▸ **Aim**
Retype the whole listing, please, keeping every line exact and dropping the pictures.

▸ **Data section**
◆ ◆ ◆
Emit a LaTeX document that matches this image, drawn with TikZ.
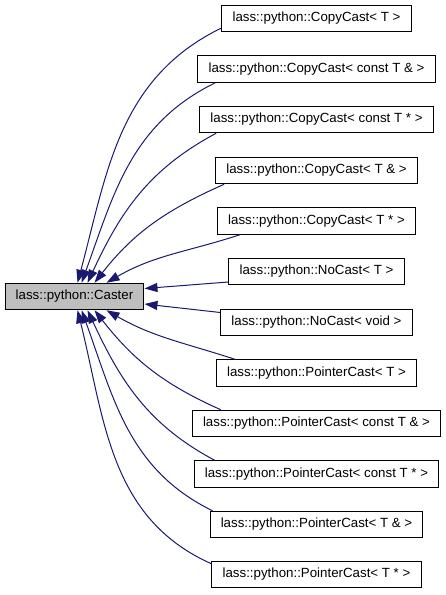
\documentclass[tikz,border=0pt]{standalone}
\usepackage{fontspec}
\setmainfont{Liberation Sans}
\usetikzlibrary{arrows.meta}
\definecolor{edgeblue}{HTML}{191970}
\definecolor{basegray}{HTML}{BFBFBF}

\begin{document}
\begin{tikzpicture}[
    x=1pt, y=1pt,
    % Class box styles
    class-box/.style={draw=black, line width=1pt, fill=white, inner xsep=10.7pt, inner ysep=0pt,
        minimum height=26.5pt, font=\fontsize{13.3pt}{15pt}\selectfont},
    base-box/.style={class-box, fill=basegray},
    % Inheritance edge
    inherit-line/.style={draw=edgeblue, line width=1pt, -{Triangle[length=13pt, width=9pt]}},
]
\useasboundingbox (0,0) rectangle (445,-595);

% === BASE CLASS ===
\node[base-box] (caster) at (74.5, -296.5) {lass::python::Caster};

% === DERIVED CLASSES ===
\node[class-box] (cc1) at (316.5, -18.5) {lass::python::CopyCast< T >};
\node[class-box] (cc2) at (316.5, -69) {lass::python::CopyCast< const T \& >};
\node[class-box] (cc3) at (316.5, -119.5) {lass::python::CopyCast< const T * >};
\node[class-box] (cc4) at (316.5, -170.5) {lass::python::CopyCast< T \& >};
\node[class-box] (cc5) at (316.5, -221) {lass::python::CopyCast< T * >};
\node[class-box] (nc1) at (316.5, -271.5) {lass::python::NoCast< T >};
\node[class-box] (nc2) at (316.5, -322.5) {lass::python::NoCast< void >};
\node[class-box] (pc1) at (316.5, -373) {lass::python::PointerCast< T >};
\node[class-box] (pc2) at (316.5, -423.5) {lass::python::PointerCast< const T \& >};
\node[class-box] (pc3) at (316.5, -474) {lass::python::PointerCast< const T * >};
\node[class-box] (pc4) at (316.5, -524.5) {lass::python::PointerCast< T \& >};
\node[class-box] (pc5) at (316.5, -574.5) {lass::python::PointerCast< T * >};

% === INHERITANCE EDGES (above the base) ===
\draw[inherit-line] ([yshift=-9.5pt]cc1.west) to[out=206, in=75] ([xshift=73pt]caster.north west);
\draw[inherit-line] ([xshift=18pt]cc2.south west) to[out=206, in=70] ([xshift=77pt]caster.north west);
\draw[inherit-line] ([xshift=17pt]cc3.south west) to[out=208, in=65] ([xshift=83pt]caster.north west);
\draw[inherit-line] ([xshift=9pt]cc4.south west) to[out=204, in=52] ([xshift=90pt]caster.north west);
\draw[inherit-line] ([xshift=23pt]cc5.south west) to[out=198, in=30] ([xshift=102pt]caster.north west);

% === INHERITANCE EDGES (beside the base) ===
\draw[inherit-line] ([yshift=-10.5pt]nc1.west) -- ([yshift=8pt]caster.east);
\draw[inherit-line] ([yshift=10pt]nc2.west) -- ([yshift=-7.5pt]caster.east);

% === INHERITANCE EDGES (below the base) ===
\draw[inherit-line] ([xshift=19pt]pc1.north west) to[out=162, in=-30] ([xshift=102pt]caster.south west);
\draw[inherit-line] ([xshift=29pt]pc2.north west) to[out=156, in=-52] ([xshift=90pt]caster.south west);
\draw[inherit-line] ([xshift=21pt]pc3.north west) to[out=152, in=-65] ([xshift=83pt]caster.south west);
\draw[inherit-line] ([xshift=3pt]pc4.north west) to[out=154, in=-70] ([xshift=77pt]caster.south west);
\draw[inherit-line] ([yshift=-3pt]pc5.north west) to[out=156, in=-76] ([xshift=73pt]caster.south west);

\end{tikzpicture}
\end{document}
◆ ◆ ◆
▸ **Complete output**
Emit a LaTeX document that matches this image, drawn with TikZ.
\documentclass[tikz,border=0pt]{standalone}
\usepackage{fontspec}
\setmainfont{Liberation Sans}
\usetikzlibrary{arrows.meta}
\definecolor{edgeblue}{HTML}{191970}
\definecolor{basegray}{HTML}{BFBFBF}

\begin{document}
\begin{tikzpicture}[
    x=1pt, y=1pt,
    % Class box styles
    class-box/.style={draw=black, line width=1pt, fill=white, inner xsep=10.7pt, inner ysep=0pt,
        minimum height=26.5pt, font=\fontsize{13.3pt}{15pt}\selectfont},
    base-box/.style={class-box, fill=basegray},
    % Inheritance edge
    inherit-line/.style={draw=edgeblue, line width=1pt, -{Triangle[length=13pt, width=9pt]}},
]
\useasboundingbox (0,0) rectangle (445,-595);

% === BASE CLASS ===
\node[base-box] (caster) at (74.5, -296.5) {lass::python::Caster};

% === DERIVED CLASSES ===
\node[class-box] (cc1) at (316.5, -18.5) {lass::python::CopyCast< T >};
\node[class-box] (cc2) at (316.5, -69) {lass::python::CopyCast< const T \& >};
\node[class-box] (cc3) at (316.5, -119.5) {lass::python::CopyCast< const T * >};
\node[class-box] (cc4) at (316.5, -170.5) {lass::python::CopyCast< T \& >};
\node[class-box] (cc5) at (316.5, -221) {lass::python::CopyCast< T * >};
\node[class-box] (nc1) at (316.5, -271.5) {lass::python::NoCast< T >};
\node[class-box] (nc2) at (316.5, -322.5) {lass::python::NoCast< void >};
\node[class-box] (pc1) at (316.5, -373) {lass::python::PointerCast< T >};
\node[class-box] (pc2) at (316.5, -423.5) {lass::python::PointerCast< const T \& >};
\node[class-box] (pc3) at (316.5, -474) {lass::python::PointerCast< const T * >};
\node[class-box] (pc4) at (316.5, -524.5) {lass::python::PointerCast< T \& >};
\node[class-box] (pc5) at (316.5, -574.5) {lass::python::PointerCast< T * >};

% === INHERITANCE EDGES (above the base) ===
\draw[inherit-line] ([yshift=-9.5pt]cc1.west) to[out=206, in=75] ([xshift=73pt]caster.north west);
\draw[inherit-line] ([xshift=18pt]cc2.south west) to[out=206, in=70] ([xshift=77pt]caster.north west);
\draw[inherit-line] ([xshift=17pt]cc3.south west) to[out=208, in=65] ([xshift=83pt]caster.north west);
\draw[inherit-line] ([xshift=9pt]cc4.south west) to[out=204, in=52] ([xshift=90pt]caster.north west);
\draw[inherit-line] ([xshift=23pt]cc5.south west) to[out=198, in=30] ([xshift=102pt]caster.north west);

% === INHERITANCE EDGES (beside the base) ===
\draw[inherit-line] ([yshift=-10.5pt]nc1.west) -- ([yshift=8pt]caster.east);
\draw[inherit-line] ([yshift=10pt]nc2.west) -- ([yshift=-7.5pt]caster.east);

% === INHERITANCE EDGES (below the base) ===
\draw[inherit-line] ([xshift=19pt]pc1.north west) to[out=162, in=-30] ([xshift=102pt]caster.south west);
\draw[inherit-line] ([xshift=29pt]pc2.north west) to[out=156, in=-52] ([xshift=90pt]caster.south west);
\draw[inherit-line] ([xshift=21pt]pc3.north west) to[out=152, in=-65] ([xshift=83pt]caster.south west);
\draw[inherit-line] ([xshift=3pt]pc4.north west) to[out=154, in=-70] ([xshift=77pt]caster.south west);
\draw[inherit-line] ([yshift=-3pt]pc5.north west) to[out=156, in=-76] ([xshift=73pt]caster.south west);

\end{tikzpicture}
\end{document}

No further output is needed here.